* _Collected data_:
..........

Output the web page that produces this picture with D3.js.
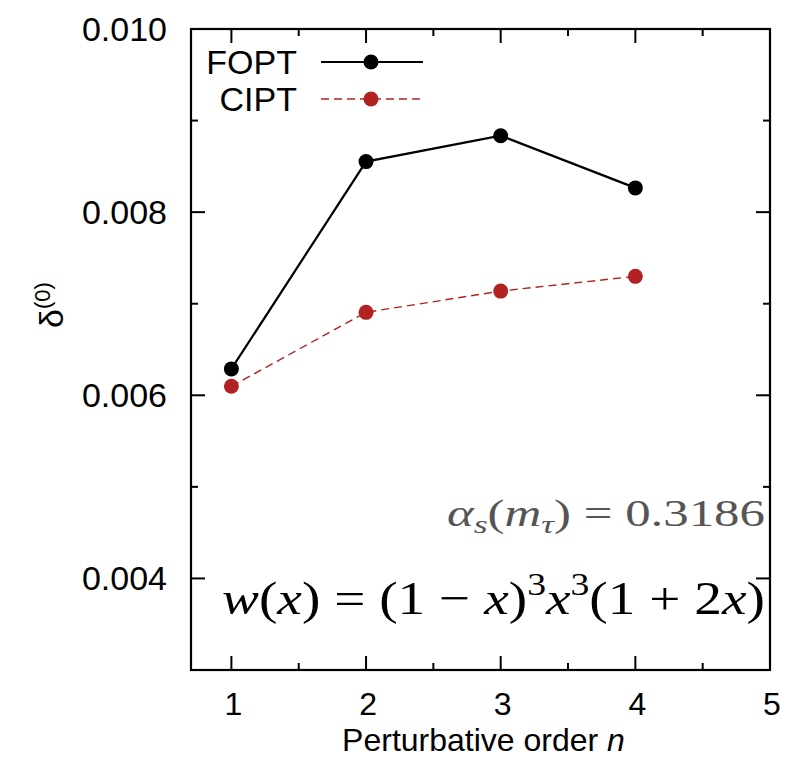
<!DOCTYPE html>
<html><head><meta charset="utf-8">
<script src="https://cdn.jsdelivr.net/npm/d3@7"></script>
<style>body{margin:0;background:#fff}</style>
</head><body>
<script>
const orders = [1, 2, 3, 4];
const fopt = [0.006288, 0.008552, 0.008835, 0.008265];
const cipt = [0.006098, 0.006906, 0.007138, 0.007299];
const xMajorTicks = [1, 2, 3, 4, 5];
const xMinorTicks = [1.5, 2.5, 3.5, 4.5];
const yMajorTicks = [0.004, 0.006, 0.008, 0.010];
const yMinorTicks = [0.003, 0.005, 0.007, 0.009];
const seriesNames = ["FOPT", "CIPT"];

const W = 798, H = 758;
const m = {left: 191, right: 28, top: 29, bottom: 88};
const svg = d3.select("body").append("svg").attr("width", W).attr("height", H);
const x = d3.scaleLinear().domain([0.7, 5]).range([m.left, W - m.right]);
const y = d3.scaleLinear().domain([0.003, 0.010]).range([H - m.bottom, m.top]);
const sans = "'Liberation Sans', Arial, Helvetica, sans-serif";
const serif = "'Liberation Serif', 'DejaVu Serif', serif";

const x0 = x.range()[0], x1 = x.range()[1], y0 = y.range()[0], y1 = y.range()[1];
const g = svg.append("g");
const major = 14, minor = 7;
function tickLines(vals, len, isX) {
  vals.forEach(v => {
    if (isX) {
      g.append("line").attr("x1", x(v)).attr("x2", x(v)).attr("y1", y0).attr("y2", y0 - len);
      g.append("line").attr("x1", x(v)).attr("x2", x(v)).attr("y1", y1).attr("y2", y1 + len);
    } else {
      g.append("line").attr("y1", y(v)).attr("y2", y(v)).attr("x1", x0).attr("x2", x0 + len);
      g.append("line").attr("y1", y(v)).attr("y2", y(v)).attr("x1", x1).attr("x2", x1 - len);
    }
  });
}
tickLines(xMajorTicks, major, true);
tickLines(xMinorTicks, minor, true);
tickLines(yMajorTicks, major, false);
tickLines(yMinorTicks, minor, false);
g.selectAll("line").attr("stroke", "#000").attr("stroke-width", 2);
svg.append("rect").attr("x", x0).attr("y", y1).attr("width", x1 - x0).attr("height", y0 - y1)
  .attr("fill", "none").attr("stroke", "#000").attr("stroke-width", 2.2);

svg.selectAll(".xl").data(xMajorTicks).enter().append("text")
  .attr("x", d => x(d) + 2).attr("y", y0 + 45).attr("text-anchor", "middle")
  .attr("font-family", sans).attr("font-size", 32).text(d => d);
svg.selectAll(".yl").data(yMajorTicks).enter().append("text")
  .attr("x", x0 - 24).attr("y", d => y(d) + 12).attr("text-anchor", "end")
  .attr("font-family", sans).attr("font-size", 34).text(d => d3.format(".3f")(d));

const xt = svg.append("text").attr("x", (x0 + x1) / 2 + 3).attr("y", 750.5).attr("text-anchor", "middle")
  .attr("font-family", sans).attr("font-size", 32);
xt.append("tspan").text("Perturbative order ");
xt.append("tspan").attr("font-style", "italic").text("n");

const yt = svg.append("text").attr("transform", "translate(63,305) rotate(-90)")
  .attr("text-anchor", "middle").attr("font-family", sans).attr("font-size", 34);
yt.append("tspan").text("δ");
yt.append("tspan").attr("font-size", 22).attr("dy", -13).text("(0)");

const data = [fopt, cipt];
const colors = ["#000000", "#b22222"];
const dashes = [null, "8,5"];
const widths = [2.2, 1.4];
const line = d3.line().x(d => x(d[0])).y(d => y(d[1]));
data.forEach((s, i) => {
  const pts = orders.map((o, j) => [o, s[j]]);
  svg.append("path").datum(pts).attr("d", line).attr("fill", "none")
    .attr("stroke", colors[i]).attr("stroke-width", widths[i]).attr("stroke-dasharray", dashes[i]);
  svg.selectAll(".p" + i).data(pts).enter().append("circle")
    .attr("cx", d => x(d[0])).attr("cy", d => y(d[1])).attr("r", 7.5).attr("fill", colors[i]);
});

seriesNames.forEach((name, i) => {
  const ly = 62 + i * 37;
  svg.append("text").attr("x", 297).attr("y", ly + 12).attr("text-anchor", "end")
    .attr("font-family", sans).attr("font-size", 34).text(name);
  svg.append("line").attr("x1", 321).attr("x2", 423).attr("y1", ly).attr("y2", ly)
    .attr("stroke", colors[i]).attr("stroke-width", widths[i]).attr("stroke-dasharray", dashes[i]);
  svg.append("circle").attr("cx", 371).attr("cy", ly).attr("r", 7.5).attr("fill", colors[i]);
});

const a1 = svg.append("text").attr("x", 447).attr("y", 526)
  .attr("font-family", serif).attr("font-size", 37).attr("fill", "#555")
  .attr("textLength", 318).attr("lengthAdjust", "spacingAndGlyphs");
a1.append("tspan").attr("font-style", "italic").text("α");
a1.append("tspan").attr("font-style", "italic").attr("font-size", 26).attr("dy", 7).text("s");
a1.append("tspan").attr("dy", -7).text("(");
a1.append("tspan").attr("font-style", "italic").text("m");
a1.append("tspan").attr("font-style", "italic").attr("font-size", 26).attr("dy", 7).text("τ");
a1.append("tspan").attr("dy", -7).text(") = 0.3186");

const a2 = svg.append("text").attr("x", 222).attr("y", 614)
  .attr("font-family", serif).attr("font-size", 47).attr("fill", "#000")
  .attr("textLength", 543).attr("lengthAdjust", "spacingAndGlyphs");
a2.append("tspan").attr("font-style", "italic").text("w");
a2.append("tspan").text("(");
a2.append("tspan").attr("font-style", "italic").text("x");
a2.append("tspan").text(") = (1 − ");
a2.append("tspan").attr("font-style", "italic").text("x");
a2.append("tspan").text(")");
a2.append("tspan").attr("font-size", 32).attr("dy", -19).text("3");
a2.append("tspan").attr("font-style", "italic").attr("dy", 19).text("x");
a2.append("tspan").attr("font-size", 32).attr("dy", -19).text("3");
a2.append("tspan").attr("dy", 19).text("(1 + 2");
a2.append("tspan").attr("font-style", "italic").text("x");
a2.append("tspan").text(")");
</script>
</body></html>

..........

* _Work required_:
Copy all the data exactly as written, but skip any picture.

* _The answer_:
Output the web page that produces this picture with D3.js.
<!DOCTYPE html>
<html><head><meta charset="utf-8">
<script src="https://cdn.jsdelivr.net/npm/d3@7"></script>
<style>body{margin:0;background:#fff}</style>
</head><body>
<script>
const orders = [1, 2, 3, 4];
const fopt = [0.006288, 0.008552, 0.008835, 0.008265];
const cipt = [0.006098, 0.006906, 0.007138, 0.007299];
const xMajorTicks = [1, 2, 3, 4, 5];
const xMinorTicks = [1.5, 2.5, 3.5, 4.5];
const yMajorTicks = [0.004, 0.006, 0.008, 0.010];
const yMinorTicks = [0.003, 0.005, 0.007, 0.009];
const seriesNames = ["FOPT", "CIPT"];

const W = 798, H = 758;
const m = {left: 191, right: 28, top: 29, bottom: 88};
const svg = d3.select("body").append("svg").attr("width", W).attr("height", H);
const x = d3.scaleLinear().domain([0.7, 5]).range([m.left, W - m.right]);
const y = d3.scaleLinear().domain([0.003, 0.010]).range([H - m.bottom, m.top]);
const sans = "'Liberation Sans', Arial, Helvetica, sans-serif";
const serif = "'Liberation Serif', 'DejaVu Serif', serif";

const x0 = x.range()[0], x1 = x.range()[1], y0 = y.range()[0], y1 = y.range()[1];
const g = svg.append("g");
const major = 14, minor = 7;
function tickLines(vals, len, isX) {
  vals.forEach(v => {
    if (isX) {
      g.append("line").attr("x1", x(v)).attr("x2", x(v)).attr("y1", y0).attr("y2", y0 - len);
      g.append("line").attr("x1", x(v)).attr("x2", x(v)).attr("y1", y1).attr("y2", y1 + len);
    } else {
      g.append("line").attr("y1", y(v)).attr("y2", y(v)).attr("x1", x0).attr("x2", x0 + len);
      g.append("line").attr("y1", y(v)).attr("y2", y(v)).attr("x1", x1).attr("x2", x1 - len);
    }
  });
}
tickLines(xMajorTicks, major, true);
tickLines(xMinorTicks, minor, true);
tickLines(yMajorTicks, major, false);
tickLines(yMinorTicks, minor, false);
g.selectAll("line").attr("stroke", "#000").attr("stroke-width", 2);
svg.append("rect").attr("x", x0).attr("y", y1).attr("width", x1 - x0).attr("height", y0 - y1)
  .attr("fill", "none").attr("stroke", "#000").attr("stroke-width", 2.2);

svg.selectAll(".xl").data(xMajorTicks).enter().append("text")
  .attr("x", d => x(d) + 2).attr("y", y0 + 45).attr("text-anchor", "middle")
  .attr("font-family", sans).attr("font-size", 32).text(d => d);
svg.selectAll(".yl").data(yMajorTicks).enter().append("text")
  .attr("x", x0 - 24).attr("y", d => y(d) + 12).attr("text-anchor", "end")
  .attr("font-family", sans).attr("font-size", 34).text(d => d3.format(".3f")(d));

const xt = svg.append("text").attr("x", (x0 + x1) / 2 + 3).attr("y", 750.5).attr("text-anchor", "middle")
  .attr("font-family", sans).attr("font-size", 32);
xt.append("tspan").text("Perturbative order ");
xt.append("tspan").attr("font-style", "italic").text("n");

const yt = svg.append("text").attr("transform", "translate(63,305) rotate(-90)")
  .attr("text-anchor", "middle").attr("font-family", sans).attr("font-size", 34);
yt.append("tspan").text("δ");
yt.append("tspan").attr("font-size", 22).attr("dy", -13).text("(0)");

const data = [fopt, cipt];
const colors = ["#000000", "#b22222"];
const dashes = [null, "8,5"];
const widths = [2.2, 1.4];
const line = d3.line().x(d => x(d[0])).y(d => y(d[1]));
data.forEach((s, i) => {
  const pts = orders.map((o, j) => [o, s[j]]);
  svg.append("path").datum(pts).attr("d", line).attr("fill", "none")
    .attr("stroke", colors[i]).attr("stroke-width", widths[i]).attr("stroke-dasharray", dashes[i]);
  svg.selectAll(".p" + i).data(pts).enter().append("circle")
    .attr("cx", d => x(d[0])).attr("cy", d => y(d[1])).attr("r", 7.5).attr("fill", colors[i]);
});

seriesNames.forEach((name, i) => {
  const ly = 62 + i * 37;
  svg.append("text").attr("x", 297).attr("y", ly + 12).attr("text-anchor", "end")
    .attr("font-family", sans).attr("font-size", 34).text(name);
  svg.append("line").attr("x1", 321).attr("x2", 423).attr("y1", ly).attr("y2", ly)
    .attr("stroke", colors[i]).attr("stroke-width", widths[i]).attr("stroke-dasharray", dashes[i]);
  svg.append("circle").attr("cx", 371).attr("cy", ly).attr("r", 7.5).attr("fill", colors[i]);
});

const a1 = svg.append("text").attr("x", 447).attr("y", 526)
  .attr("font-family", serif).attr("font-size", 37).attr("fill", "#555")
  .attr("textLength", 318).attr("lengthAdjust", "spacingAndGlyphs");
a1.append("tspan").attr("font-style", "italic").text("α");
a1.append("tspan").attr("font-style", "italic").attr("font-size", 26).attr("dy", 7).text("s");
a1.append("tspan").attr("dy", -7).text("(");
a1.append("tspan").attr("font-style", "italic").text("m");
a1.append("tspan").attr("font-style", "italic").attr("font-size", 26).attr("dy", 7).text("τ");
a1.append("tspan").attr("dy", -7).text(") = 0.3186");

const a2 = svg.append("text").attr("x", 222).attr("y", 614)
  .attr("font-family", serif).attr("font-size", 47).attr("fill", "#000")
  .attr("textLength", 543).attr("lengthAdjust", "spacingAndGlyphs");
a2.append("tspan").attr("font-style", "italic").text("w");
a2.append("tspan").text("(");
a2.append("tspan").attr("font-style", "italic").text("x");
a2.append("tspan").text(") = (1 − ");
a2.append("tspan").attr("font-style", "italic").text("x");
a2.append("tspan").text(")");
a2.append("tspan").attr("font-size", 32).attr("dy", -19).text("3");
a2.append("tspan").attr("font-style", "italic").attr("dy", 19).text("x");
a2.append("tspan").attr("font-size", 32).attr("dy", -19).text("3");
a2.append("tspan").attr("dy", 19).text("(1 + 2");
a2.append("tspan").attr("font-style", "italic").text("x");
a2.append("tspan").text(")");
</script>
</body></html>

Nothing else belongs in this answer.